Friday, April 4, 2014

Why Don't We Use Horses For Dairy?

Actually, some of the steppe people do use horses. They ferment mares milk into a drink called kumis, which reduces the lactose content and replaces most of it with alcohol - but most modern kumis is made with cows milk (with added sucrose, as mare's milk has more lactose than cow's milk). There's also something of a market for mare's milk - which is satisfied by a few small producers, but it's considered a luxury food.

In other words, we do not use horses for commercial milk production. Why? It's because of a peculiarity of ruminants (cattle, goats, and sheep). Ruminants will keep producing milk even after the offspring it is intended for is removed, as long as a pump is applied regularly.

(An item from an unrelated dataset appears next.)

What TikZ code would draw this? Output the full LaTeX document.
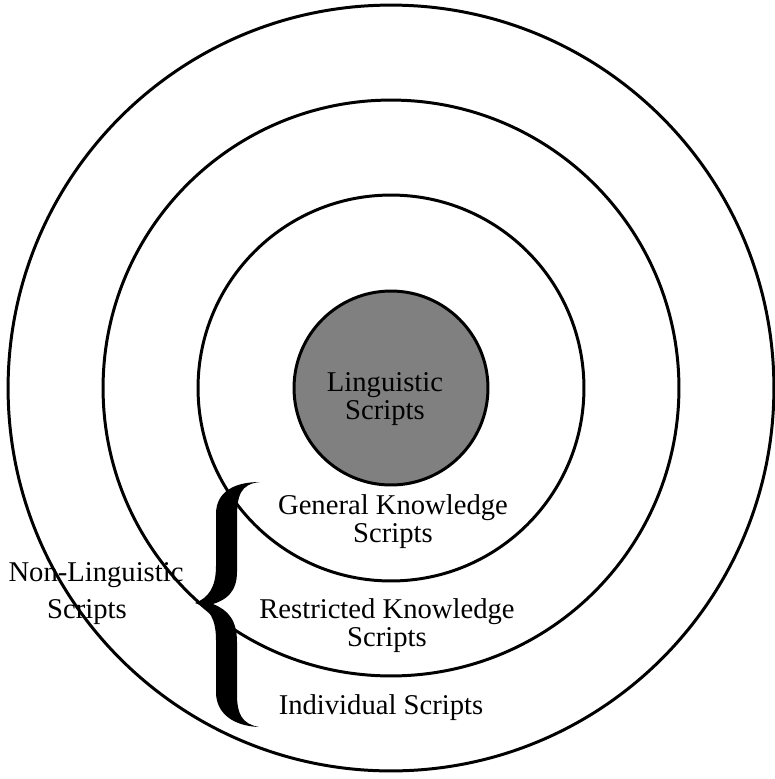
\documentclass[tikz,border=0pt]{standalone}
\usepackage{fontspec}
\setmainfont{Liberation Serif}
\usepackage{tikz}
\usepackage{xcolor}

\tikzset{
  ring/.style={line width=1.7pt},
  lbl/.style={align=center, inner sep=0pt, font=\fontsize{16.3}{15.9}\selectfont}
}

\begin{document}
\begin{tikzpicture}[x=0.02cm,y=-0.02cm]
\useasboundingbox (0,0) rectangle (775,779);
\coordinate (O) at (391,388);
% rings
\draw[ring] (O) circle [radius=7.66cm];
\draw[ring] (O) circle [radius=5.76cm];
\draw[ring] (O) circle [radius=3.86cm];
\draw[ring,fill=black!50] (O) circle [radius=1.94cm];
% labels inside the rings
\node[lbl] (ling) at (385,399) {Linguistic\\Scripts};
\node[lbl] (gen) at (393,522) {General Knowledge\\Scripts};
\node[lbl] (restr) at (387,626) {Restricted Knowledge\\Scripts};
\node[lbl] (indiv) at (381,708) {Individual Scripts};
% label left of the brace
\node[lbl] (nonling) at (96,575) {Non-Linguistic};
\node[lbl] (nonscr) at (87,612) {Scripts};
% the brace
\fill (260,482) .. controls (240,484) and (237,496) .. (237,518) -- (237,572)
  .. controls (237,592) and (226,600) .. (213,604)
  .. controls (228,610) and (237,620) .. (237,642) -- (237,694)
  .. controls (237,714) and (242,724) .. (259,727)
  .. controls (234,726) and (216,714) .. (216,692) -- (216,640)
  .. controls (216,620) and (210,608) .. (195,603)
  .. controls (208,598) and (216,588) .. (216,566) -- (216,514)
  .. controls (216,492) and (234,482) .. (260,482) -- cycle;
\end{tikzpicture}
\end{document}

Horses won't. If you take a foal away from a mare, the mare will lose her milk almost immediately. Applying a pump doesn't help. (I'll talk about the other differences between horses and ruminants over time, including explaining why we don't ride cows). So, you can only take the surplus from a mare over what her foal needs - now, mares have successfully raised two foals, so you can get quite a bit, but it's nothing like the production from cattle.

Because of this, the few horse dairies in existence are horse breeders producing the milk as a sideline. Usually draft mares are used - being larger they have larger udders - and the male foals are sold at weaning to draft horse enthusiasts. Mare's milk is primarily used in cosmetics rather than being drunk because of the large amount of lactose in it.

So, that's why we don't use horses for commercial milk production? For worldbuilding purposes, though, you may well want to have a culture that uses it to make kumis or similar. True horse people will use horses for everything - transportation, racing, meat, milk and leather.


Image: An Icelandic mare feeds her foal.